African Clawed Frog
From the 1930s through to the 1960s, a small aquatic frog was used as a biological pregnancy test. This may sound suspiciously like one of those medieval folk remedies – in the same vein of shaving the rear end of a live chicken and holding it under your armpit to cure the plague – but this frog really could tell if you were pregnant or not.
In truth, frogs weren’t the first animals to be used as a reliable indicator of pregnancy. One technique, developed in the late 1920s, involved injecting sexually immature female mice with a woman’s urine several times over a number of days. The mice would then be killed and their ovaries examined. Quite simply, if their ovaries were enlarged, the woman was pregnant.
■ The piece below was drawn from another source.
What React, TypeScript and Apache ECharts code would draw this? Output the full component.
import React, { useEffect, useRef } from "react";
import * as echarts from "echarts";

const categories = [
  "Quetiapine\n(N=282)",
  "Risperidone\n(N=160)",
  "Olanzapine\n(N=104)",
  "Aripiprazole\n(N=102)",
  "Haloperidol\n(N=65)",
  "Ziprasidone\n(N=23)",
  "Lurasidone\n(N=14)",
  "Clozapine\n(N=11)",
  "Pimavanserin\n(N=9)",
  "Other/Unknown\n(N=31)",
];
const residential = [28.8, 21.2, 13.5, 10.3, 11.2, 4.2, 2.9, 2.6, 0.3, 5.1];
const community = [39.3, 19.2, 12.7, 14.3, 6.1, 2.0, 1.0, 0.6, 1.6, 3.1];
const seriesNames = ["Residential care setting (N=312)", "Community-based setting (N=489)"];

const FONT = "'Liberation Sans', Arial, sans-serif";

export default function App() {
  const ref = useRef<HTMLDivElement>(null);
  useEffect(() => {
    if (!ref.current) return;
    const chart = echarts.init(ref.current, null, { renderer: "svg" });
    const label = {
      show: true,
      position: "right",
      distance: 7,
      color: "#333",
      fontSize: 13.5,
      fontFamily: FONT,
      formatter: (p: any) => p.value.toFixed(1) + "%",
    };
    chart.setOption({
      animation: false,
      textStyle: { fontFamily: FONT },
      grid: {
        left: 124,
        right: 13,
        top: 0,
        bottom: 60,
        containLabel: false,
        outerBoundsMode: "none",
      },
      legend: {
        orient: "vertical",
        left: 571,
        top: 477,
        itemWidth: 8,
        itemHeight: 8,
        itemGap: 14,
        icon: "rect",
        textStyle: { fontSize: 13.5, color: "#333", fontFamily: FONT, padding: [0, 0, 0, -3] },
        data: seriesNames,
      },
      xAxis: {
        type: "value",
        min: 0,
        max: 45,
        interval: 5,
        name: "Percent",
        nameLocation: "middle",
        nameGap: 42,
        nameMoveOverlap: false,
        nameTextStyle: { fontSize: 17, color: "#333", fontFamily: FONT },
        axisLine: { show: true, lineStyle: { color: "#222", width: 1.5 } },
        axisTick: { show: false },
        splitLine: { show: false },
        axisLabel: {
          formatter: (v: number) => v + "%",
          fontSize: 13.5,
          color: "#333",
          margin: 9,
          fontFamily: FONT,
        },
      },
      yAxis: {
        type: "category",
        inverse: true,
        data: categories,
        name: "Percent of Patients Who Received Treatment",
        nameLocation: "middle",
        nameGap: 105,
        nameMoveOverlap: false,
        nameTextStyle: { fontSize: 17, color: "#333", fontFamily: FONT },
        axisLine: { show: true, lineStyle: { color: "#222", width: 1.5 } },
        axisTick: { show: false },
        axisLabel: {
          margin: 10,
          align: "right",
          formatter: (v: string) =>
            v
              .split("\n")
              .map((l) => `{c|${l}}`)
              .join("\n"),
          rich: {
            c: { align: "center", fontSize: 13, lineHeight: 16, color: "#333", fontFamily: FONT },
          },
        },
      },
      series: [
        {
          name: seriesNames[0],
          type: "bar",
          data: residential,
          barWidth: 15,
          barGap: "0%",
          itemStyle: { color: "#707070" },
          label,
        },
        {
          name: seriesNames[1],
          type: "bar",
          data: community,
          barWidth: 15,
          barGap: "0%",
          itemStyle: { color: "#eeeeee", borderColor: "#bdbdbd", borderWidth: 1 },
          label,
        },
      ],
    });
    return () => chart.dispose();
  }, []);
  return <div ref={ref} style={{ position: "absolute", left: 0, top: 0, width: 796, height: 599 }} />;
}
Of course, this method was rather cruel to the mice and, more importantly to the scientists at least, it was also quite costly because new animals had to be used every time.
But a few years later, the technique was refined so that the animal wasn’t killed in the process. This time, frogs were used. Frogs usually keep their eggs on the outside of their bodies (though there are exceptions; see here), which means they didn’t have to be cut open and killed for the scientists to examine them. In other words, they were reusable. Using this updated, faster and simpler method, a woman’s urine was injected into the back of a female frog, which would lay eggs within 12 hours if the woman in question was pregnant.
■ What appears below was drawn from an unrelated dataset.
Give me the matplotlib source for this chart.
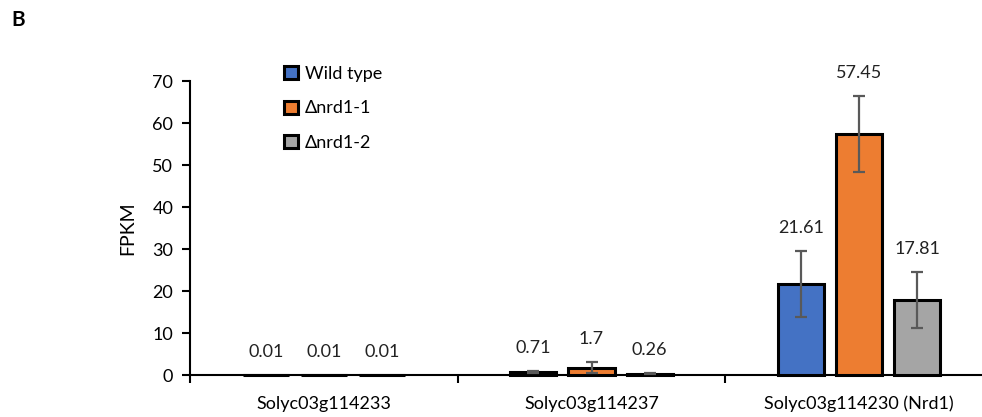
import numpy as np
import matplotlib.pyplot as plt

plt.rcParams['font.family'] = ['Lato', 'DejaVu Sans']

# 数据
genes = ['Solyc03g114233', 'Solyc03g114237', 'Solyc03g114230 (Nrd1)']
series = ['Wild type', 'Δnrd1-1', 'Δnrd1-2']
wild_type = [0.01, 0.71, 21.61]
nrd1_1 = [0.01, 1.7, 57.45]
nrd1_2 = [0.01, 0.26, 17.81]
wild_type_err = [0.0, 0.25, 7.8]
nrd1_1_err = [0.0, 1.3, 9.0]
nrd1_2_err = [0.0, 0.1, 6.7]
y_ticks = [0, 10, 20, 30, 40, 50, 60, 70]

colors = ['#4472C4', '#ED7D31', '#A5A5A5']

fig = plt.figure(figsize=(9.82, 4.17), dpi=100)
ax = fig.add_axes([0.1935, 0.1007, 0.8177, 0.705])

x = np.arange(1, len(genes) + 1)
width = 0.172
step = 0.217
values = [wild_type, nrd1_1, nrd1_2]
errors = [wild_type_err, nrd1_1_err, nrd1_2_err]

for k, (vals, errs) in enumerate(zip(values, errors)):
    pos = x + (k - 1) * step
    ax.bar(pos, vals, width=width, color=colors[k], edgecolor='black',
           linewidth=2.2, label=series[k], zorder=3, clip_on=False)
    # 只画有误差的点
    m = np.array(errs) > 0
    ax.errorbar(pos[m], np.array(vals)[m], yerr=np.array(errs)[m], fmt='none',
                ecolor='#595959', elinewidth=1.6, capsize=4, capthick=1.6, zorder=4)
    for p, v, e in zip(pos, vals, errs):
        ax.text(p, v + e + 5.5, f'{v:g}', ha='center', va='center',
                fontsize=13, color='#222222')

ax.set_xlim(0.5, 3.5)
ax.set_ylim(0, 70)
ax.set_yticks(y_ticks)
ax.tick_params(axis='y', labelsize=13, length=6, width=1.5, pad=6)

# 类别标签在中间，刻度在类别边界
ax.set_xticks([0.5, 1.5, 2.5, 3.5])
ax.set_xticklabels([])
ax.set_xticks(x, minor=True)
ax.set_xticklabels(genes, minor=True, fontsize=13)
ax.tick_params(axis='x', which='major', length=6, width=1.5, direction='out')
ax.tick_params(axis='x', which='minor', length=0, pad=15)

for s in ['top', 'right']:
    ax.spines[s].set_visible(False)
ax.spines['left'].set_linewidth(1.5)
ax.spines['bottom'].set_linewidth(1.5)

ax.set_ylabel('FPKM', fontsize=14, labelpad=12)

leg = ax.legend(loc='upper left', bbox_to_anchor=(0.108, 1.076), frameon=False,
                fontsize=13, handlelength=0.75, handleheight=0.75,
                handletextpad=0.4, labelspacing=1.03, borderaxespad=0)

fig.text(0.012, 0.952, 'B', fontsize=15, fontweight='bold', va='center', ha='left')

fig.savefig('out.png', dpi=100)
The frog most commonly used as a living pregnancy test was the African clawed frog. This unusual-looking amphibian is lacking quite a few body parts – it has no eyelids, tongue, teeth or ears – although, as its name suggests, it does possess (uniquely among frogs) small claws, located on its hind feet, which it uses to tear large items of food into more manageable chunks . This frog is not a fussy eater; it will try to consume pretty much anything that will fit into its mouth, including its own tadpoles. However, its lack of tongue means it must grab food using its front feet and shovel it into its mouth, rather like the Surinam toad does.
For a few decades, injecting urine into frogs was the only truly reliable way of knowing whether you were pregnant or not, and so, understandably, there was a very demand for this species. Hundreds of thousands of frogs were exported from their native range in Africa to hospitals and testing labs all around the world, destined to be infused with urine.
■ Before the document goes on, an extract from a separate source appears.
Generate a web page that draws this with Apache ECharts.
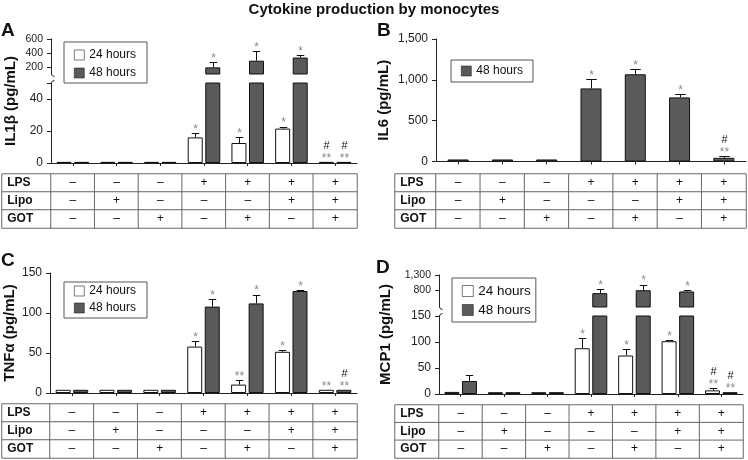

But although African clawed frogs revolutionised pregnancy testing, they were eventually superseded by more modern techniques. In the 1960s, newer chemical pregnancy tests were developed that searched directly for the hormone that the amphibians were reacting to – human chorionic gonadotrophin, or hCG, which is released after a human egg is fertilised – making the frogs largely redundant in this respect. However, because they were long-lived, resistant to disease, and could lay eggs on command simply by injecting them with hCG, these frogs were used in many other lines of research – to study how cells work and how embryos develop, for example. The African clawed frog therefore became one of the most intensively studied organisms on the planet, and, with live colonies spread across five continents, the world’s most widely distributed amphibian.
Even so, laboratories in some places had a greatly reduced need for this species, and they sometimes simply released their colonies of clawed frogs into the wild, outside their native range. Capable of thriving in a variety of conditions and environments, and being able to eat pretty much anything, these adaptable amphibians dispersed to new habitats and flourished. They are now considered pests in many countries around the world.
But the African clawed frogs did more than merely annoy us – they also had a massively detrimental effect on other frogs. In the 1980s, herpetologists started noticing that entire populations of amphibians, in many different parts of the world, were disappearing, often quite suddenly. What made this situation even more mystifying was that frogs were vanishing not only from populated and disturbed areas, but also from remote, relatively pristine places, too.
The culprit of this catastrophic decline was eventually identified as a type of waterborne chytrid fungus called Batrachochytrium dendrobatidis. We have already seen on this blog that amphibians have thin, permeable skin that they use to partially or even wholly breathe through (some salamanders and at least one small species of frog, the Bornean flat-headed frog, are completely lungless). Batrachochytrium infects and degrades the skin of amphibians, causing a disease that prevents the absorption of oxygen and essential electrolytes, often triggering a death spiral that ends in cardiac arrest.
In all likeliness, the fungus has existed for a long time, but its recent global spread is thought to be linked to the international trade of the African clawed frog. Indeed, recent research has linked their arrival in several locations with the appearance of the chytrid fungus and the disappearance of native frogs. This species appears to have an immunity to the fungus and is able to resist its suffocating, skin-eating effects, but when it is released into foreign lands en masse, it can quickly transmit the disease to other, more susceptible amphibians.
Chytrid has caused an amphibian apocalypse. Around a third of all frog species (including Darwin’s frog and the ‘scrotum frog’ of Lake Titicaca) are currently threatened due to the fungus, while many others, such as the gastric-brooding frogs, have already disappeared completely. In our final Freaky Frogs article (for now at least), we’ll be looking further at how frog populations are being decimated by the chytrid fungus, climate change and other threats, and what is being done to try and save them.
 The hairy frog may appear to have claws, but they are actually made of bone that the amphibian forces through the skin of its toe pads to defend itself.